The deal, valued at $3.325bn and first announced in January, is expected to position Kohler Energy's leverage in the mid-4x area, with interest coverage in the mid-2x area and an EBITDA margin of around 10% in 2024.
Kohler Energy, though boasting diversified revenue streams, faces competition from larger players in the market. These competitors typically enjoy higher profit margins and a larger market share.
To counter this, Kohler Energy is actively investing in operational improvements to enhance its competitive edge.
The Competition Commission's approval is subject to specific conditions designed to ensure a fair and competitive market.

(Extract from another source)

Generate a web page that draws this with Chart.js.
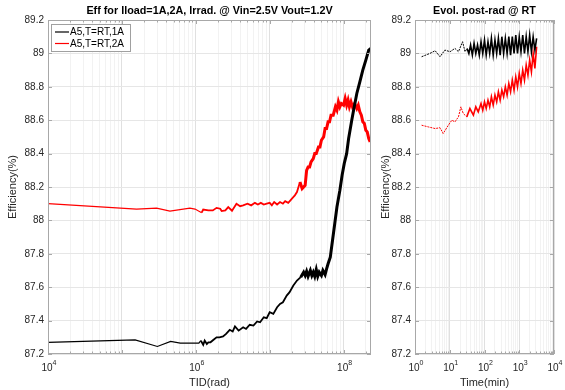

These conditions include:
Protection of jobs: The merging parties have committed to safeguarding jobs in South Africa, ensuring no retrenchments occur as a direct result of the merger.
Investment and procurement: Clarke Energy South Africa, the South African arm of Kohler has pledged to make capital expenditure commitments and source goods and services from companies owned or controlled by Historically Disadvantaged Persons (HDPs).
Platinum Equity, the parent company of Discovery Energy Holdings, is a United States-based investment firm specialising in mergers, acquisitions, and the operational management of businesses across various sectors. The Platinum Equity Group has a strong presence in South Africa, controlling several firms.
The Competition Commission's approval underscores its commitment to fostering a competitive market environment in South Africa. The imposed conditions aim to protect jobs and promote economic inclusion through procurement from HDP-owned businesses.